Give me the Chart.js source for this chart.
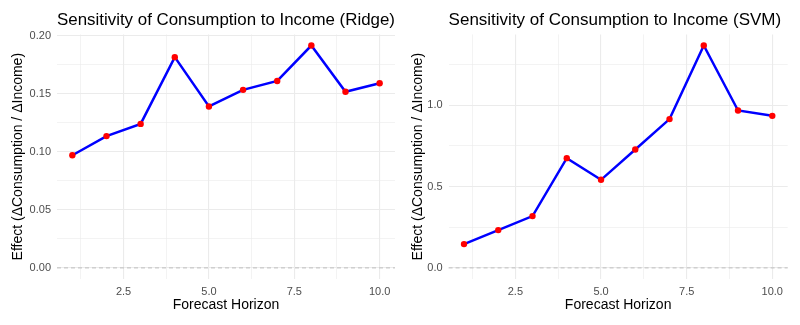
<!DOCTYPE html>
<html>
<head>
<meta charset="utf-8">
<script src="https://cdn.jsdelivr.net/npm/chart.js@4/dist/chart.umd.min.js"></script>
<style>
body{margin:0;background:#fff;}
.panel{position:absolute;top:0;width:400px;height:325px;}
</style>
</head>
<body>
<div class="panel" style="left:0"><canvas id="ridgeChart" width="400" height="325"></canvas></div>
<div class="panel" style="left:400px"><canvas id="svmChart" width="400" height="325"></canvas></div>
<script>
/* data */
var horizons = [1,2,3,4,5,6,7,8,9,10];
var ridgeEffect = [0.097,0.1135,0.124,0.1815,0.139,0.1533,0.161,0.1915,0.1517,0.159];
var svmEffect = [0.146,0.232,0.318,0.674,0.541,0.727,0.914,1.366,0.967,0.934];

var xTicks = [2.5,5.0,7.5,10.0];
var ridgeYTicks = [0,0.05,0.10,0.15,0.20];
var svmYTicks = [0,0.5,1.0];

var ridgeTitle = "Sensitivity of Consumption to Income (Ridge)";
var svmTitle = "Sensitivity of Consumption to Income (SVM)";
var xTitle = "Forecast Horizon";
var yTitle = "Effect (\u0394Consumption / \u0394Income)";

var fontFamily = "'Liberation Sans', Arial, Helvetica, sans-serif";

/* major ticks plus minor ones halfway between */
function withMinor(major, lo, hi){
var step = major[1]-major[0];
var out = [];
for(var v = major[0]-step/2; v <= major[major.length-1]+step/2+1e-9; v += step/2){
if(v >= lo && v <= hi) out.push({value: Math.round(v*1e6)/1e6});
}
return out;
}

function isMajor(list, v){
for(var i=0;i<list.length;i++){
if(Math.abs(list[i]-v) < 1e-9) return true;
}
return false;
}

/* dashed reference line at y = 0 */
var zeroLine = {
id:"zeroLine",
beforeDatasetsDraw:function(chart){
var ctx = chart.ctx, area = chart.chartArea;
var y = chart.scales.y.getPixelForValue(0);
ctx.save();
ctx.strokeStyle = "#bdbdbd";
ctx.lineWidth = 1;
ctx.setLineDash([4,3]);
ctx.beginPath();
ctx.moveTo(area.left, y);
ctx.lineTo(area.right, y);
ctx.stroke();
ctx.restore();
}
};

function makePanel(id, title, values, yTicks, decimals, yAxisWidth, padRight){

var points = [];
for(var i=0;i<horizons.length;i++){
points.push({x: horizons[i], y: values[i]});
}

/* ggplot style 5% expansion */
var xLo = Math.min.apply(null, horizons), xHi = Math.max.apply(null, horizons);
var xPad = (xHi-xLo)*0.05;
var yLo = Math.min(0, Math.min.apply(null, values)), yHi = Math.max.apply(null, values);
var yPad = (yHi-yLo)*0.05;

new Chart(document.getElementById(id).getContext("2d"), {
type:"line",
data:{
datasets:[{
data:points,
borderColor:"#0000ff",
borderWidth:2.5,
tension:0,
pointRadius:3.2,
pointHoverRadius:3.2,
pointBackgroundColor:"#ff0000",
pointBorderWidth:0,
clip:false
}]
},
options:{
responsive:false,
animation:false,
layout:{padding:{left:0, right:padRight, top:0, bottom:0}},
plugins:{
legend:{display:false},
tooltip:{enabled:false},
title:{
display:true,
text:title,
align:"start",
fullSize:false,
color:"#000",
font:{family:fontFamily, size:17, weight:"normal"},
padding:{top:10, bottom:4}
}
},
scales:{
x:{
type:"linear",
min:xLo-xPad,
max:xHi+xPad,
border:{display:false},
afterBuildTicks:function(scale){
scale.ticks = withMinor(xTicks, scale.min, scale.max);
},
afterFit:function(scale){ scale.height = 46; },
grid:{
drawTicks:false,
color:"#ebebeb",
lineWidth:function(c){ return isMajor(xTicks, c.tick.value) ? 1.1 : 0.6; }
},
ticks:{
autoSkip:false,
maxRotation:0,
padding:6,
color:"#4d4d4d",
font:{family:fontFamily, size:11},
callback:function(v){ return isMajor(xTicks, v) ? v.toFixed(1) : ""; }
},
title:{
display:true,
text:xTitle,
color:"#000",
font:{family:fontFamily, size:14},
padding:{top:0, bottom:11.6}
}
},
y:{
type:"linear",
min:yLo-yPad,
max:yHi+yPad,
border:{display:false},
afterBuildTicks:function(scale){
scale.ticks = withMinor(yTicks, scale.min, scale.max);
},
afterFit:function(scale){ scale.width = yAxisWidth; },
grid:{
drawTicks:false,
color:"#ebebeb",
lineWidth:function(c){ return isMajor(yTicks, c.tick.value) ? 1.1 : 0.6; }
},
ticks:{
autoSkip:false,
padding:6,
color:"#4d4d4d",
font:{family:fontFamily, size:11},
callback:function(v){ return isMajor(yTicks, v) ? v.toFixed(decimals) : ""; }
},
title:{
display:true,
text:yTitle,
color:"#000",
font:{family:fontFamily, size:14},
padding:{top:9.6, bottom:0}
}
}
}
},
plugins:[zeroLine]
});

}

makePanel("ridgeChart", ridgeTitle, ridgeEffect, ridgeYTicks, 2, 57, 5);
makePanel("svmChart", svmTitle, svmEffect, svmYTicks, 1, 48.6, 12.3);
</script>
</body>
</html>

▶ [Instruction]:
Without the pictures, print the whole listing exactly as given.

▶ [Task result]:
Give me the Chart.js source for this chart.
<!DOCTYPE html>
<html>
<head>
<meta charset="utf-8">
<script src="https://cdn.jsdelivr.net/npm/chart.js@4/dist/chart.umd.min.js"></script>
<style>
body{margin:0;background:#fff;}
.panel{position:absolute;top:0;width:400px;height:325px;}
</style>
</head>
<body>
<div class="panel" style="left:0"><canvas id="ridgeChart" width="400" height="325"></canvas></div>
<div class="panel" style="left:400px"><canvas id="svmChart" width="400" height="325"></canvas></div>
<script>
/* data */
var horizons = [1,2,3,4,5,6,7,8,9,10];
var ridgeEffect = [0.097,0.1135,0.124,0.1815,0.139,0.1533,0.161,0.1915,0.1517,0.159];
var svmEffect = [0.146,0.232,0.318,0.674,0.541,0.727,0.914,1.366,0.967,0.934];

var xTicks = [2.5,5.0,7.5,10.0];
var ridgeYTicks = [0,0.05,0.10,0.15,0.20];
var svmYTicks = [0,0.5,1.0];

var ridgeTitle = "Sensitivity of Consumption to Income (Ridge)";
var svmTitle = "Sensitivity of Consumption to Income (SVM)";
var xTitle = "Forecast Horizon";
var yTitle = "Effect (\u0394Consumption / \u0394Income)";

var fontFamily = "'Liberation Sans', Arial, Helvetica, sans-serif";

/* major ticks plus minor ones halfway between */
function withMinor(major, lo, hi){
var step = major[1]-major[0];
var out = [];
for(var v = major[0]-step/2; v <= major[major.length-1]+step/2+1e-9; v += step/2){
if(v >= lo && v <= hi) out.push({value: Math.round(v*1e6)/1e6});
}
return out;
}

function isMajor(list, v){
for(var i=0;i<list.length;i++){
if(Math.abs(list[i]-v) < 1e-9) return true;
}
return false;
}

/* dashed reference line at y = 0 */
var zeroLine = {
id:"zeroLine",
beforeDatasetsDraw:function(chart){
var ctx = chart.ctx, area = chart.chartArea;
var y = chart.scales.y.getPixelForValue(0);
ctx.save();
ctx.strokeStyle = "#bdbdbd";
ctx.lineWidth = 1;
ctx.setLineDash([4,3]);
ctx.beginPath();
ctx.moveTo(area.left, y);
ctx.lineTo(area.right, y);
ctx.stroke();
ctx.restore();
}
};

function makePanel(id, title, values, yTicks, decimals, yAxisWidth, padRight){

var points = [];
for(var i=0;i<horizons.length;i++){
points.push({x: horizons[i], y: values[i]});
}

/* ggplot style 5% expansion */
var xLo = Math.min.apply(null, horizons), xHi = Math.max.apply(null, horizons);
var xPad = (xHi-xLo)*0.05;
var yLo = Math.min(0, Math.min.apply(null, values)), yHi = Math.max.apply(null, values);
var yPad = (yHi-yLo)*0.05;

new Chart(document.getElementById(id).getContext("2d"), {
type:"line",
data:{
datasets:[{
data:points,
borderColor:"#0000ff",
borderWidth:2.5,
tension:0,
pointRadius:3.2,
pointHoverRadius:3.2,
pointBackgroundColor:"#ff0000",
pointBorderWidth:0,
clip:false
}]
},
options:{
responsive:false,
animation:false,
layout:{padding:{left:0, right:padRight, top:0, bottom:0}},
plugins:{
legend:{display:false},
tooltip:{enabled:false},
title:{
display:true,
text:title,
align:"start",
fullSize:false,
color:"#000",
font:{family:fontFamily, size:17, weight:"normal"},
padding:{top:10, bottom:4}
}
},
scales:{
x:{
type:"linear",
min:xLo-xPad,
max:xHi+xPad,
border:{display:false},
afterBuildTicks:function(scale){
scale.ticks = withMinor(xTicks, scale.min, scale.max);
},
afterFit:function(scale){ scale.height = 46; },
grid:{
drawTicks:false,
color:"#ebebeb",
lineWidth:function(c){ return isMajor(xTicks, c.tick.value) ? 1.1 : 0.6; }
},
ticks:{
autoSkip:false,
maxRotation:0,
padding:6,
color:"#4d4d4d",
font:{family:fontFamily, size:11},
callback:function(v){ return isMajor(xTicks, v) ? v.toFixed(1) : ""; }
},
title:{
display:true,
text:xTitle,
color:"#000",
font:{family:fontFamily, size:14},
padding:{top:0, bottom:11.6}
}
},
y:{
type:"linear",
min:yLo-yPad,
max:yHi+yPad,
border:{display:false},
afterBuildTicks:function(scale){
scale.ticks = withMinor(yTicks, scale.min, scale.max);
},
afterFit:function(scale){ scale.width = yAxisWidth; },
grid:{
drawTicks:false,
color:"#ebebeb",
lineWidth:function(c){ return isMajor(yTicks, c.tick.value) ? 1.1 : 0.6; }
},
ticks:{
autoSkip:false,
padding:6,
color:"#4d4d4d",
font:{family:fontFamily, size:11},
callback:function(v){ return isMajor(yTicks, v) ? v.toFixed(decimals) : ""; }
},
title:{
display:true,
text:yTitle,
color:"#000",
font:{family:fontFamily, size:14},
padding:{top:9.6, bottom:0}
}
}
}
},
plugins:[zeroLine]
});

}

makePanel("ridgeChart", ridgeTitle, ridgeEffect, ridgeYTicks, 2, 57, 5);
makePanel("svmChart", svmTitle, svmEffect, svmYTicks, 1, 48.6, 12.3);
</script>
</body>
</html>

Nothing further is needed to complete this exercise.